▶ **Given information**:
▬▬▬

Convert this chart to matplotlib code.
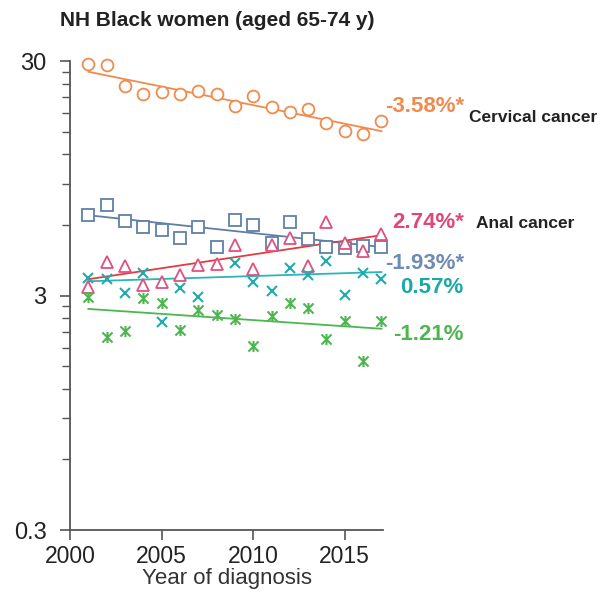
import numpy as np
import matplotlib
matplotlib.use("Agg")
import matplotlib.pyplot as plt
from matplotlib.path import Path
from matplotlib.ticker import FixedLocator, NullFormatter

plt.rcParams['font.family'] = ['Liberation Sans', 'DejaVu Sans']

years = np.arange(2001, 2018)

cervical = [29.0, 28.8, 23.5, 21.6, 22.1, 21.8, 22.3, 21.6, 19.3, 21.3,
            19.1, 18.2, 18.8, 16.3, 15.1, 14.6, 16.7]
blue_sq = [6.61, 7.29, 6.23, 5.89, 5.71, 5.29, 5.89, 4.82, 6.30, 6.00,
           5.04, 6.15, 5.21, 4.82, 4.77, 4.88, 4.82]
anal = [3.27, 4.16, 4.02, 3.33, 3.43, 3.67, 4.05, 4.09, 4.93, 3.88,
        4.93, 5.26, 4.01, 6.15, 5.01, 4.66, 5.47]
teal_x = [3.55, 3.53, 3.08, 3.73, 2.32, 3.22, 2.95, np.nan, 4.12, 3.43,
          3.14, 3.94, 3.67, 4.22, 3.01, 3.73, 3.53]
green_ast = [2.97, 2.00, 2.12, 2.92, 2.78, 2.14, 2.60, 2.48, 2.38, 1.83,
             2.45, 2.78, 2.66, 1.95, 2.34, 1.58, 2.34]

# annual percent change and fitted value in 2001
apc = [-3.58, -1.93, 2.74, 0.57, -1.21]
fit_start = [27.0, 6.6, 3.52, 3.45, 2.63]
apc_labels = ["-3.58%*", "-1.93%*", "2.74%*", "0.57%", "-1.21%"]

mark_cols = ["#EF8B4E", "#5F7FA8", "#E0507E", "#22ABAE", "#4DB74F"]
line_cols = ["#EF8B4E", "#5F7FA8", "#E63A3F", "#2BB5B8", "#4DB74F"]
label_cols = ["#EF8B4E", "#6E8BB3", "#E0457B", "#1AA9A5", "#4DB74F"]

# asterisk: x with a vertical bar
ast = Path([(-1, -1), (1, 1), (-1, 1), (1, -1), (0, -1.1), (0, 1.1)],
           [Path.MOVETO, Path.LINETO, Path.MOVETO, Path.LINETO, Path.MOVETO, Path.LINETO])

series = [cervical, blue_sq, anal, teal_x, green_ast]
markers = ['o', 's', '^', 'x', ast]
msizes = [8.5, 8, 8, 7, 8]

fig = plt.figure(figsize=(6.1, 5.97), dpi=100)
ax = fig.add_axes([0.1148, 0.1122, 0.5135, 0.7856])

for vals, mk, ms, mc, lc, a, s0 in zip(series, markers, msizes, mark_cols, line_cols, apc, fit_start):
    fit = s0 * (1 + a / 100.0) ** (years - years[0])
    ax.plot(years, fit, color=lc, lw=1.3, zorder=2, clip_on=False)
    if mk == 'x' or mk is ast:
        ax.plot(years, vals, ls='none', marker=mk, ms=ms, mec=mc, mew=1.5,
                zorder=3, clip_on=False)
    else:
        ax.plot(years, vals, ls='none', marker=mk, ms=ms, mfc='white', mec=mc,
                mew=1.3, zorder=3, clip_on=False)

ax.set_yscale('log')
ax.set_ylim(0.3, 30)
ax.set_xlim(2000, 2017.1)
ax.yaxis.set_major_locator(FixedLocator([0.3, 3, 30]))
ax.set_yticklabels(["0.3", "3", "30"])
minor = [0.3 * k for k in range(2, 10)] + [3 * k for k in range(2, 10)]
ax.yaxis.set_minor_locator(FixedLocator(minor))
ax.yaxis.set_minor_formatter(NullFormatter())
ax.set_xticks([2000, 2005, 2010, 2015])

for sp in ['top', 'right']:
    ax.spines[sp].set_visible(False)
for sp in ['left', 'bottom']:
    ax.spines[sp].set_color('#555555')
    ax.spines[sp].set_linewidth(1.3)
ax.tick_params(axis='both', which='major', direction='out', length=7, width=1.2,
               color='#555555', labelsize=17, labelcolor='#222222')
ax.tick_params(axis='y', which='major', pad=10)
ax.tick_params(axis='x', which='major', pad=4, labelsize=16.5)
ax.tick_params(axis='y', which='minor', direction='out', length=6, width=1.0,
               color='#555555')

ax.set_xlabel("Year of diagnosis", fontsize=16, color='#333333', labelpad=0)

fig.text(0.098, 0.965, "NH Black women (aged 65-74 y)", fontsize=15,
         fontweight='bold', color='#222222', va='center', ha='left')

label_y = [19.1, 4.09, 6.17, 3.26, 2.05]
for txt, c, yv in zip(apc_labels, label_cols, label_y):
    ax.text(2021.5, yv, txt, color=c, fontsize=16, fontweight='bold',
            ha='right', va='center', clip_on=False)

ax.text(2021.8, 17.3, "Cervical cancer", fontsize=12.5, fontweight='bold',
        color='#222222', ha='left', va='center', clip_on=False)
ax.text(2022.15, 6.1, "Anal cancer", fontsize=12.5, fontweight='bold',
        color='#222222', ha='left', va='center', clip_on=False)

fig.savefig("out.png", dpi=100)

▬▬▬

▶ **Problem details**: Identify the lines of the data that contain the word "matplotlib". Copy each of them.

▶ **Exercise answer**:
Convert this chart to matplotlib code.
import matplotlib
matplotlib.use("Agg")
import matplotlib.pyplot as plt
from matplotlib.path import Path
from matplotlib.ticker import FixedLocator, NullFormatter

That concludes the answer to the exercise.